Multi-Source Geospatial Data-Driven Approach to Identifying Existing Land Stock in Shenzhen

China's urban development is transitioning from an extensive expansion model to an intensive improvement approach. Promoting urban renewal through stock land resources has become a key focus in contemporary urban spatial governance. As cities enter the stock development era, accurately identifying the quantity and spatial distribution of inefficient stock land is crucial for improving land use efficiency. However, existing identification methods for inefficient existing space face challenges including limited data sources, over-reliance on expert experience and insufficient identification accuracy.
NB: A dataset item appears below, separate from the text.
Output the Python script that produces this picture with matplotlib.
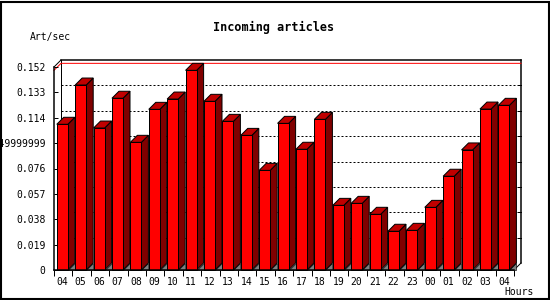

These factors impede the realization of large-scale, high-precision, and universally applicable identification frameworks. This study proposes an identification method integrating multi-source big data, including land surveys, socioeconomic data, spatiotemporal trajectories, and air quality metrics. Using Shenzhen as a case study, we developed an index system with three dimensions (social, economic, and ecological) and eight indicators. The entropy weight method determined indicator weights, while mean-standardization and Moran’s I index characterized spatial distribution. The study identified a total of 65.37 km² of inefficient existing land in Shenzhen, accounting for approximately 7% of the city's construction land in 2019. Clusters mainly appear in the northwestern part of the city, including administrative boundary zones and urban fringe areas. Longgang District (21.11 km²) and Baoan District (12.57 km²) collectively contribute 51.5% of the inefficient land. Shenzhen's inefficient existing land exhibits an "edge aggregation and corridor extension" spatial pattern, and its formation is subject to the compound influence of historical development patterns, ecological control policies, and urban spatial structure. This study provides a scientific basis for urban renewal and inefficient land redevelopment through the integration of multidimensional big data and spatial statistical analysis. The proposed framework offers replicable technical support for sustainable urban governance and precision regeneration strategies in high-density Chinese cities.